Skipping all pictures, set down the lines of the listing from the first through the one with "const ticksBx = [0, 500, 1000, 1500, 2000, 2500];".

[Begin MATERIAL]

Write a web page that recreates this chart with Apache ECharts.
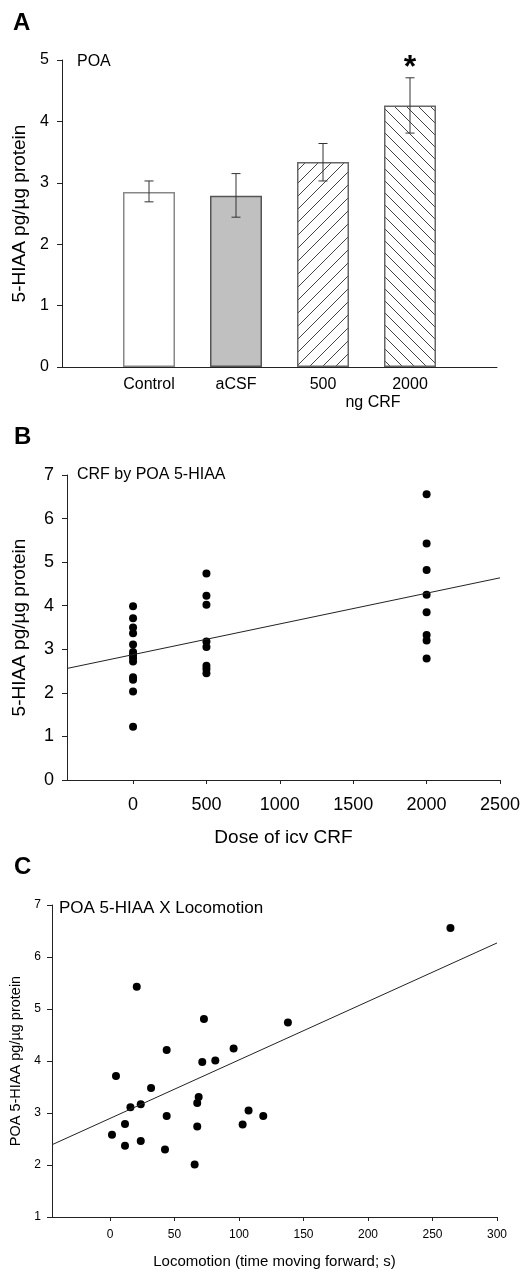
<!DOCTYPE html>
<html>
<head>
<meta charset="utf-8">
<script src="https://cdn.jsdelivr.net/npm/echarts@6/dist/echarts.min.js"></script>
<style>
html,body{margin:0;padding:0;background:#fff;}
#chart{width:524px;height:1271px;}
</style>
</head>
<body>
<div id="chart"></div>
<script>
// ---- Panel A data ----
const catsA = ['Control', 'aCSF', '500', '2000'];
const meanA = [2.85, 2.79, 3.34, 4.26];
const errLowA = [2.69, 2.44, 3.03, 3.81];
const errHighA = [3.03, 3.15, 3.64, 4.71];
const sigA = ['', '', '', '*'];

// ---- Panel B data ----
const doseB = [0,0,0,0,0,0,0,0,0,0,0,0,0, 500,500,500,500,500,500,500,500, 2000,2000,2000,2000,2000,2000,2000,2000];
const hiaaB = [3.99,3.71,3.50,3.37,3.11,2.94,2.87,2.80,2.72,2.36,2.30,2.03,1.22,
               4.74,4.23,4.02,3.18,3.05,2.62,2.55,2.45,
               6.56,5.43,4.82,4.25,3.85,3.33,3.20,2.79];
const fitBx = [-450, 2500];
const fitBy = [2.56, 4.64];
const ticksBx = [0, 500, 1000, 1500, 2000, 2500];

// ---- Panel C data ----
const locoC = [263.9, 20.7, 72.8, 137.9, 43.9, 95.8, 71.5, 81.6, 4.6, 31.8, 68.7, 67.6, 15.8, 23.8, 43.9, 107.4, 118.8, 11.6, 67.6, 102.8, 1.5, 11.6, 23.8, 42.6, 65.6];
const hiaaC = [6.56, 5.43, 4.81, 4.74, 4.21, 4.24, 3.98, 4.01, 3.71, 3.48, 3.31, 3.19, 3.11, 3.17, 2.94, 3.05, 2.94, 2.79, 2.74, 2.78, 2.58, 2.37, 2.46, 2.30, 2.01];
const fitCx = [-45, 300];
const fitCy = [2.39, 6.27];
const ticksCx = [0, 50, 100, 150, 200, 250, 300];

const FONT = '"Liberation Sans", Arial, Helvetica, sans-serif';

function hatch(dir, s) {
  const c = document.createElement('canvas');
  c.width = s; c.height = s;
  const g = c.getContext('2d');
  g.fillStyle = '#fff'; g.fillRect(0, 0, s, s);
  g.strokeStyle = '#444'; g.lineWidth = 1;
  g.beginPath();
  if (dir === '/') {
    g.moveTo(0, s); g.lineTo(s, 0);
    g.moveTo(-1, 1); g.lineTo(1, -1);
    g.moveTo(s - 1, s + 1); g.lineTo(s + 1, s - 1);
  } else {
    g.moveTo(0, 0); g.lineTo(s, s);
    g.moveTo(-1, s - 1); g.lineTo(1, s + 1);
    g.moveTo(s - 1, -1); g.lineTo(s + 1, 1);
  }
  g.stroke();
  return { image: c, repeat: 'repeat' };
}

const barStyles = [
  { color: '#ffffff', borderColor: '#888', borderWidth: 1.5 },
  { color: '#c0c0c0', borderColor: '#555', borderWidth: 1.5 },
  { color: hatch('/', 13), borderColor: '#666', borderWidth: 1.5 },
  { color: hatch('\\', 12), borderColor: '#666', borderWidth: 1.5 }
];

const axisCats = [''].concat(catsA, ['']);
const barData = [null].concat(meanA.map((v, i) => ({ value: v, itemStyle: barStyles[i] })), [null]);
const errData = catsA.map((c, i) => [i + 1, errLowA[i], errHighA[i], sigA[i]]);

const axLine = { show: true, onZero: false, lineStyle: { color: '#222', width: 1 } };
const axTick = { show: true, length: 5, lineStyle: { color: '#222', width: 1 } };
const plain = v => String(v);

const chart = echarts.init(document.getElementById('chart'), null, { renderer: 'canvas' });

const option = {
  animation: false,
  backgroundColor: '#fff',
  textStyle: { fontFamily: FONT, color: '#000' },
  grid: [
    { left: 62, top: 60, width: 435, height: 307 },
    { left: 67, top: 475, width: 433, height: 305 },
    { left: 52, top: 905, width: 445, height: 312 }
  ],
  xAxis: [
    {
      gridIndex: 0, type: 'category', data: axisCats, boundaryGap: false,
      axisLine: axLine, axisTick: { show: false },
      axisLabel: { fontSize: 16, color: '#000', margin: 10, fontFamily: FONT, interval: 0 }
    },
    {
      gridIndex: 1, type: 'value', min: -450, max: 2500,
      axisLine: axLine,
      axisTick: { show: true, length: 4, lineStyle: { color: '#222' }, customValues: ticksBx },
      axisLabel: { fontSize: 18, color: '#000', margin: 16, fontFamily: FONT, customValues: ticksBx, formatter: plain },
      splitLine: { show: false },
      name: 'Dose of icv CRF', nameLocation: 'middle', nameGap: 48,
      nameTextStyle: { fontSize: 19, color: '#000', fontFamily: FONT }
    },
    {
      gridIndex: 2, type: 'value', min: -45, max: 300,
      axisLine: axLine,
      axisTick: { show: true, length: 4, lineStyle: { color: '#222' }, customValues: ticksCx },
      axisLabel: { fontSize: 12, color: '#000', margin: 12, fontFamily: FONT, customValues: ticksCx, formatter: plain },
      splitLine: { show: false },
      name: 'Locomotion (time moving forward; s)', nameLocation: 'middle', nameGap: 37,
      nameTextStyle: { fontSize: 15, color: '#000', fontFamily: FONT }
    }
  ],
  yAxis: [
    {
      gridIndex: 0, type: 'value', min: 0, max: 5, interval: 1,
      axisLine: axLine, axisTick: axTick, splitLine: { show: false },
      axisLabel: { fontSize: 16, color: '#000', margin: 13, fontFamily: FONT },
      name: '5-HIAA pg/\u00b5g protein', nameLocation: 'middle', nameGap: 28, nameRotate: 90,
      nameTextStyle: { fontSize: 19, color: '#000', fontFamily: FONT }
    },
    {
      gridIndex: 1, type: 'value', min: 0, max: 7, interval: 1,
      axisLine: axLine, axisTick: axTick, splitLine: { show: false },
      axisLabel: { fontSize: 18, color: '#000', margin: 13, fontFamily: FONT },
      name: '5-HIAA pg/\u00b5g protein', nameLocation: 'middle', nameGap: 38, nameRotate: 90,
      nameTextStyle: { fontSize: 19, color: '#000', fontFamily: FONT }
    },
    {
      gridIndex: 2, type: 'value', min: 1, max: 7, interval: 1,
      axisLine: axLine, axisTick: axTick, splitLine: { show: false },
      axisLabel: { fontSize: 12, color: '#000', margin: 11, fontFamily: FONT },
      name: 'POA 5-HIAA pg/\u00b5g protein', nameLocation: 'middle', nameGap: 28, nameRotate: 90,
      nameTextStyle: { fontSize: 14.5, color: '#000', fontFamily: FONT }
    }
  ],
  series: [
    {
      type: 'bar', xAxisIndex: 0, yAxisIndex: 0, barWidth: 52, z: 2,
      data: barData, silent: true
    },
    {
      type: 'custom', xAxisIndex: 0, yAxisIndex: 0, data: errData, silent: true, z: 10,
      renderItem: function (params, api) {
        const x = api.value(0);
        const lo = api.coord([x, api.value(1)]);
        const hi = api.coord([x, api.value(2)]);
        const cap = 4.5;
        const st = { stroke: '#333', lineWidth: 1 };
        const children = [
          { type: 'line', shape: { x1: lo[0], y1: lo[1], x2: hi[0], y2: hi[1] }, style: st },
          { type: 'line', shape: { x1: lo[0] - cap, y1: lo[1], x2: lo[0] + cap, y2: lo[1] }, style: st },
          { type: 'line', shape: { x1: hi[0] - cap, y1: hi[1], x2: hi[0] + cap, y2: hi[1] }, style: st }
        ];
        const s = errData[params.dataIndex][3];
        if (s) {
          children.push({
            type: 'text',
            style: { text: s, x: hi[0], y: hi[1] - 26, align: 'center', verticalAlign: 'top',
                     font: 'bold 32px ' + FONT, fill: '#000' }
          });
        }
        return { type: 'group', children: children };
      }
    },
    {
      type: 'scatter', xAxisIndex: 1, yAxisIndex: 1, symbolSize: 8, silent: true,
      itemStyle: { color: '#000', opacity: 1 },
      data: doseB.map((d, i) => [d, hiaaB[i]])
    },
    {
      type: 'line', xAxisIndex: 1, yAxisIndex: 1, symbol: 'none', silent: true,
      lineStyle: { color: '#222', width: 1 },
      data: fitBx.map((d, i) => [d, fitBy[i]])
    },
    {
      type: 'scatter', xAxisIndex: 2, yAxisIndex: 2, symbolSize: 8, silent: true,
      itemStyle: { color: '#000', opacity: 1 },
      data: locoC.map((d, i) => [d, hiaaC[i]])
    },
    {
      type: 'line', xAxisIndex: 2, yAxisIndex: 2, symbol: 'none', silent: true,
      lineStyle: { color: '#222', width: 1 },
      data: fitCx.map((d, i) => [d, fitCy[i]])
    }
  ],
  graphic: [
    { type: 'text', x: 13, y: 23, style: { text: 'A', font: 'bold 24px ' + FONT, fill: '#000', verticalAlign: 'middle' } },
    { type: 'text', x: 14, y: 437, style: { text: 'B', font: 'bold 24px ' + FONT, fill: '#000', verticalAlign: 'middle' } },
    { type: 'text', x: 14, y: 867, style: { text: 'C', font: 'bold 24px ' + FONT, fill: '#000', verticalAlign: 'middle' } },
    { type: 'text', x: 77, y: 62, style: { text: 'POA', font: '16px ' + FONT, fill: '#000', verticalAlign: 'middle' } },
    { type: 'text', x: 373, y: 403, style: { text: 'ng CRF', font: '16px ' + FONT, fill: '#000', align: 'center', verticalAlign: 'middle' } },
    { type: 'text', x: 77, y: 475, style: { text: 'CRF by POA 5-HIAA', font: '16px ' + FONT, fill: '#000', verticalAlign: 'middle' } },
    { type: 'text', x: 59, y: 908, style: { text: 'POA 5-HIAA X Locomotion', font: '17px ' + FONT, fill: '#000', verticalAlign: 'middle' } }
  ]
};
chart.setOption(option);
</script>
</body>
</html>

[End MATERIAL]

§ ANSWER FOR THIS EXERCISE:
Write a web page that recreates this chart with Apache ECharts.
<!DOCTYPE html>
<html>
<head>
<meta charset="utf-8">
<script src="https://cdn.jsdelivr.net/npm/echarts@6/dist/echarts.min.js"></script>
<style>
html,body{margin:0;padding:0;background:#fff;}
#chart{width:524px;height:1271px;}
</style>
</head>
<body>
<div id="chart"></div>
<script>
// ---- Panel A data ----
const catsA = ['Control', 'aCSF', '500', '2000'];
const meanA = [2.85, 2.79, 3.34, 4.26];
const errLowA = [2.69, 2.44, 3.03, 3.81];
const errHighA = [3.03, 3.15, 3.64, 4.71];
const sigA = ['', '', '', '*'];

// ---- Panel B data ----
const doseB = [0,0,0,0,0,0,0,0,0,0,0,0,0, 500,500,500,500,500,500,500,500, 2000,2000,2000,2000,2000,2000,2000,2000];
const hiaaB = [3.99,3.71,3.50,3.37,3.11,2.94,2.87,2.80,2.72,2.36,2.30,2.03,1.22,
               4.74,4.23,4.02,3.18,3.05,2.62,2.55,2.45,
               6.56,5.43,4.82,4.25,3.85,3.33,3.20,2.79];
const fitBx = [-450, 2500];
const fitBy = [2.56, 4.64];
const ticksBx = [0, 500, 1000, 1500, 2000, 2500];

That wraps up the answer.